What's so frightening about this particular conservative nonsense is that it leads to a never ending state of war. If conservatives think we should support the mission because our troops are involved, then by default that means we're supposed to support ANY military action anywhere if U.S. soldiers are involved. (Funny how that didn't apply when Clinton was in office, but I digress.) That's a complete abdication of any and all civic responsibility for the actions of our government; ironic, coming from the "party of personal responsibility". This is why the military has civilian oversight. At some point, it is the responsibility of the elected civilian leadership, and by extension, the American people, to stand up and decide when the mission is no longer feasible. We cannot allow, as conservatives want to, every military action to become its own justification. Supporting the troops means using the military in a responsible manner, as Bush certainly has not done, and having the courage to admit when our foreign policy goals are no longer militarily achievable, as not one conservative coward in America has the guts to do.

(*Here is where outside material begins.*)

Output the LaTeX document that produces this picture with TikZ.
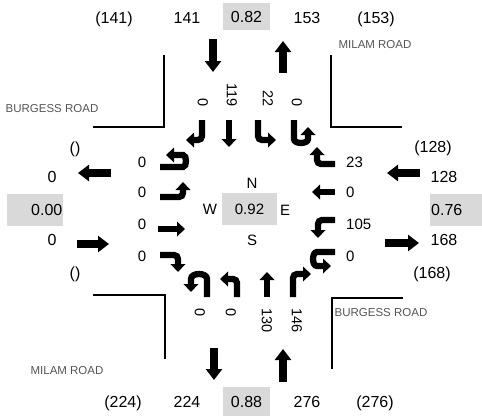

Iraq may become a peaceful democracy one day and I certainly hope it does. Between the British occupation, the Ba'athist regime and now the U.S. invasion and occupation, the people of Iraq have more than earned some peace and prosperity. But the reality is that the United States military cannot make that happen by military force. We cannot drop enough bombs or kill enough insurgents or patrol enough streets to ever bring about that change in Iraq. That's what we in the anti-war crowd have know all along and what conservative war hawks need to understand. We cannot force a positive change on other countries at the point of a gun. The world is far, far more complex than the "we're the good guys, they're the bad guys" comic book rhetoric of conservatives. Foreign policy and world politics requires a more *gasp* nuanced understanding than just "shock n' awe!". Our military cannot create a liberal democracy in Iraq, no matter how much anyone believes in that noble goal. It's time to bring them home and look for a better way to help the Iraqi people.